Filter the data for lines with the word "this", then copy every line so identified.

* [Dataset entries]
########################################
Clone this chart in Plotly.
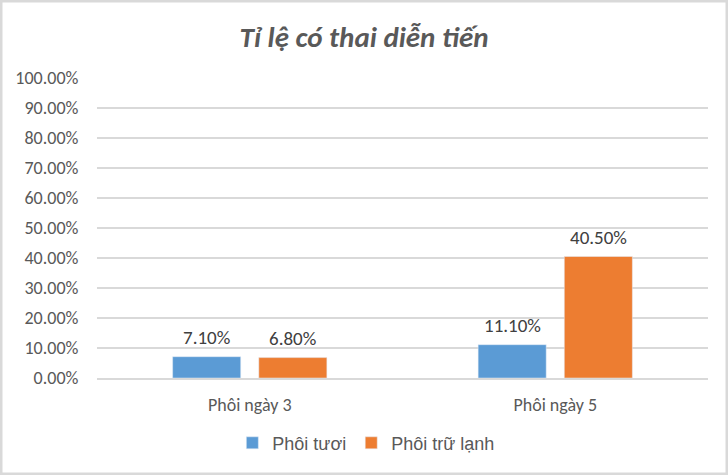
########################################
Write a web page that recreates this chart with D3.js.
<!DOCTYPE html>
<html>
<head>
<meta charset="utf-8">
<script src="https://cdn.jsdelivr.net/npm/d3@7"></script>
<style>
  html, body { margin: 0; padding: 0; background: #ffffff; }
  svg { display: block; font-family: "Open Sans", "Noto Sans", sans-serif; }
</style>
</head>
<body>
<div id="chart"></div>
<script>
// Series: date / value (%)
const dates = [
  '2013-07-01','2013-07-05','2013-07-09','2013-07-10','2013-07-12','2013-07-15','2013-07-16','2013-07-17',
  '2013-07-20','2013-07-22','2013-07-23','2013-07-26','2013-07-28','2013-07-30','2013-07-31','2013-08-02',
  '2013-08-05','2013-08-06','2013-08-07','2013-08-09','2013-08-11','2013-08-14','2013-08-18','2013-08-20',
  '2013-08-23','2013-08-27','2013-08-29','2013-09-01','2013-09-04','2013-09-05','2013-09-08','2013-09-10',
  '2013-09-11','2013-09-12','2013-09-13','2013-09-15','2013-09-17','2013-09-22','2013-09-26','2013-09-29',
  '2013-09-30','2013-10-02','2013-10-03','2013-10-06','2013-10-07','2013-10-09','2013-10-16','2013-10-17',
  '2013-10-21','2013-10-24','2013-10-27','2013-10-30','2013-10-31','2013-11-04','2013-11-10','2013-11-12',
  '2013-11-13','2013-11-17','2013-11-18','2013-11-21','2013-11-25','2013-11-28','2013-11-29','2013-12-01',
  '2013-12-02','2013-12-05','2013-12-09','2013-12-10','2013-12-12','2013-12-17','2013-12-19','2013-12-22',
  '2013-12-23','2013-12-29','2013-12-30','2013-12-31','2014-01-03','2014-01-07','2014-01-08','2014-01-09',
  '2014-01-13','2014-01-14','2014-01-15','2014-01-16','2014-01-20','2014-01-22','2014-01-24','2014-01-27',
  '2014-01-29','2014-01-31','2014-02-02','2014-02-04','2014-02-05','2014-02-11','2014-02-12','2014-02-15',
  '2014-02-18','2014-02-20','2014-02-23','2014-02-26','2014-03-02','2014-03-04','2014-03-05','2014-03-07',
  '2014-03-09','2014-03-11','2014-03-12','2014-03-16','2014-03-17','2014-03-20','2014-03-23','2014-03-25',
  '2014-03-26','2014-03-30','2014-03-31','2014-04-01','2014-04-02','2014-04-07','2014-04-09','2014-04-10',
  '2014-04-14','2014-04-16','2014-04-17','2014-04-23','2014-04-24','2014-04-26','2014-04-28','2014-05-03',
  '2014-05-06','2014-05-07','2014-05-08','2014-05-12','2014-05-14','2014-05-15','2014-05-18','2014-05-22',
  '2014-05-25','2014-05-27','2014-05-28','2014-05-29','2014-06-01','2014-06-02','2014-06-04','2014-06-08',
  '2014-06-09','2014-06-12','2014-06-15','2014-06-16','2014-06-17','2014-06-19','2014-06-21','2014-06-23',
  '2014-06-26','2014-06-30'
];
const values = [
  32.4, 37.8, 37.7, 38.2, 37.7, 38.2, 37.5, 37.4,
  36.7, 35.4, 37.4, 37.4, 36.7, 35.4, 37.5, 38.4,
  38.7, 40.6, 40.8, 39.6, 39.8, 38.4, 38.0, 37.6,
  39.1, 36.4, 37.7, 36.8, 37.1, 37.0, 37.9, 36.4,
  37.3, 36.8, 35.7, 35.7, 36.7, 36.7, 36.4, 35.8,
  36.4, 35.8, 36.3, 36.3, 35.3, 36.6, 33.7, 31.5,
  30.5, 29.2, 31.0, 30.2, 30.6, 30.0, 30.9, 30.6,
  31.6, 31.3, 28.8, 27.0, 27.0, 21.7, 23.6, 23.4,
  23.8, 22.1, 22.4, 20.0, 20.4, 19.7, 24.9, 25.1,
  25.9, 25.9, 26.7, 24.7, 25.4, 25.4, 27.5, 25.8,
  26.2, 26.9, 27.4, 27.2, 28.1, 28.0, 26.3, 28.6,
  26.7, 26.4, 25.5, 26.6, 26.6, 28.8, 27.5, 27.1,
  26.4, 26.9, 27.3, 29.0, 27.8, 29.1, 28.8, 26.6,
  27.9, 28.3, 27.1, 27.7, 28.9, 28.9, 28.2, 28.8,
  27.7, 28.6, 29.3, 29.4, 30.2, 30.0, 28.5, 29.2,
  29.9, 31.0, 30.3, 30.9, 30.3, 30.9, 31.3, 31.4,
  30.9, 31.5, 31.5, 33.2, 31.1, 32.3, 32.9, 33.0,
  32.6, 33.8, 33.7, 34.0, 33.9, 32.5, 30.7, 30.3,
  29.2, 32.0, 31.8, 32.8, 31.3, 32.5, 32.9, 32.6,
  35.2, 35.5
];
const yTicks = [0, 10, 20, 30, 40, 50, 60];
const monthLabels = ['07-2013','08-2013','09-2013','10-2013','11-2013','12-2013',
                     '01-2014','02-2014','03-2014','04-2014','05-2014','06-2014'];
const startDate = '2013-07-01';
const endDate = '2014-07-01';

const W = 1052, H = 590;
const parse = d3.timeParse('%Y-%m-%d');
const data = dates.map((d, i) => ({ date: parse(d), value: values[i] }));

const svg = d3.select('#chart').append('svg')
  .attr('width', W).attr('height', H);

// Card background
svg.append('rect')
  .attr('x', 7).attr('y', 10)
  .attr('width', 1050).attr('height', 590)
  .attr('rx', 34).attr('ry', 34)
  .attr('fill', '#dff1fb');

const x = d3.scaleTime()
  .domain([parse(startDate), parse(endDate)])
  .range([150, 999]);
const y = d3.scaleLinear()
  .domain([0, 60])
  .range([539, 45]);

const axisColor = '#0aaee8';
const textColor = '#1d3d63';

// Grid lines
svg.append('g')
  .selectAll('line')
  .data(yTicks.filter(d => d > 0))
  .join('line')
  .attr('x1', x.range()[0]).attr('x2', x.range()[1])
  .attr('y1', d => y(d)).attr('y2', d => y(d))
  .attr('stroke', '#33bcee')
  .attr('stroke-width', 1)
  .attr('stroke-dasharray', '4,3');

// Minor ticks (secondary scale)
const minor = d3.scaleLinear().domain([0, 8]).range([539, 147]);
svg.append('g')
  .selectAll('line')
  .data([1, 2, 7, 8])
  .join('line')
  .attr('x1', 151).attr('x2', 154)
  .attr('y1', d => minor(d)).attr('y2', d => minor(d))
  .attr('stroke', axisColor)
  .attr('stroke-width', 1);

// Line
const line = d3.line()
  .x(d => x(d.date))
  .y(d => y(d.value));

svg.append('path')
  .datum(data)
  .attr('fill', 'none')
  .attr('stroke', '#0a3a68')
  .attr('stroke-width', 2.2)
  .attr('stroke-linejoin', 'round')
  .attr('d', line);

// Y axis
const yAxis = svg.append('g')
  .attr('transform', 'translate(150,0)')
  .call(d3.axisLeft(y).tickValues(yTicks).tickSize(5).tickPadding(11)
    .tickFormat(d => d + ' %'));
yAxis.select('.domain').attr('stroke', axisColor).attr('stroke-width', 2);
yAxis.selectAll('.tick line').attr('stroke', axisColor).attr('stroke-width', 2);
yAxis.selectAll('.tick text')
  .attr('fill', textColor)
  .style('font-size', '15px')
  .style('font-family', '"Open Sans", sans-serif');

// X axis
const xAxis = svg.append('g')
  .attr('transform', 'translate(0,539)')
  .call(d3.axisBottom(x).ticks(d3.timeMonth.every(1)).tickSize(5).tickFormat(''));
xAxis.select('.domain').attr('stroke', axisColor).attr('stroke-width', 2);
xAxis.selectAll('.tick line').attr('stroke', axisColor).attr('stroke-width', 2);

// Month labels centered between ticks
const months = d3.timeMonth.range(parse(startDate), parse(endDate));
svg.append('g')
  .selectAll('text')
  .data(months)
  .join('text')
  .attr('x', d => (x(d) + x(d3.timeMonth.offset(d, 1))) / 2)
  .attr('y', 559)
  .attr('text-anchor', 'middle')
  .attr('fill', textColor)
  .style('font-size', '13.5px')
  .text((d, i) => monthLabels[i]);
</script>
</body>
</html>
########################################
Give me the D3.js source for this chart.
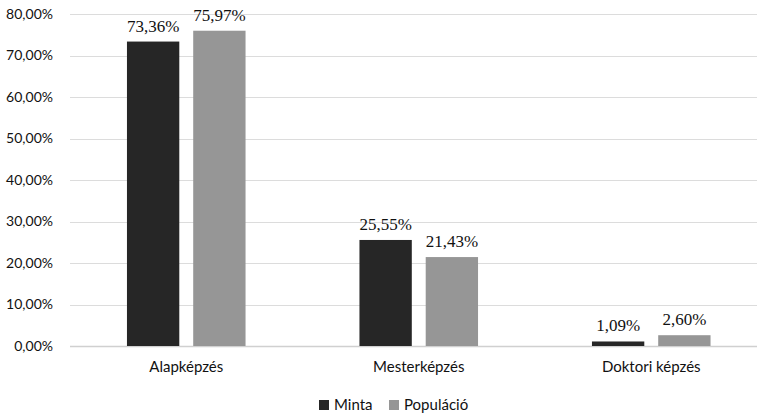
########################################
* [Written response]
Clone this chart in Plotly.
Write a web page that recreates this chart with D3.js.
Give me the D3.js source for this chart.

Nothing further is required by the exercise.